Ultra-high-net-worth practices, with family offices are the most likely to use an OCIO.
RIAs are typically not big users of classic OCIO vendors. More specialized providers like St. Petersburg, Fla.-based Dynasty Financial Partners prevail.
Dynasty, New York City roll-up HighTower Advisors and Miami TAMP and UMA vendor SMArtX have all added OCIO capabilities over the years. See: The exclusive deal SMArtX cinched with Black Diamond is yielding Tiffany results, and now SmartX is hiring to keep up.
In fact, the time and energy needed for general OCIO vendors to take on the TAMPs in the wider RIA sphere just wouldn’t be worth it, Levesque explains.

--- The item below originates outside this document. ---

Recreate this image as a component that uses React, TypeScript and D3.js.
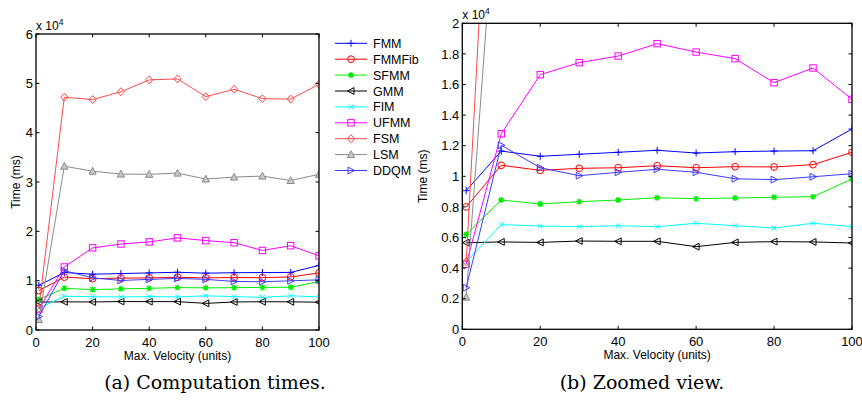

“The effort, resources, and expertise they would need to invest in to reach out to this additional client type would unlikely be worth the additional AUM.”
Because of their manager research engines, OCIOs are able to buy more exotic investments. They are big adopters (70% of the industry) of the newer products asset managers have launched to diversify, in particular ESG funds and thematic investment products.
Additionally, 77% of asset managers — once they made inroads into the market — posted consistent growth in OCIO sales, according to Cerulli.
But such growth comes at the cost of having to swallow yet another fee-compression pill, says Levesque.
“One way OCIO providers prove their value to their clients is to negotiate investment management fees of the underlying asset managers on the client’s behalf.”
Cerulli suggests that only niche RIAs will be interested in OCIOs, but lower OCIO fees will eventually lead to increasing large RIA interest, Frank Wilkinson, managing director for marketing at SEI’s Institutional Group, told RIABiz in March.
“[OCIOs] provide a better overall governance structure [that] allows [for] an increased focus on [the] more strategic aspects of their role as a fiduciary, such as asset allocation.”
“Some OCIOs are [also] able to negotiate better fees with managers because of the buying power of their cumulative assets under management.”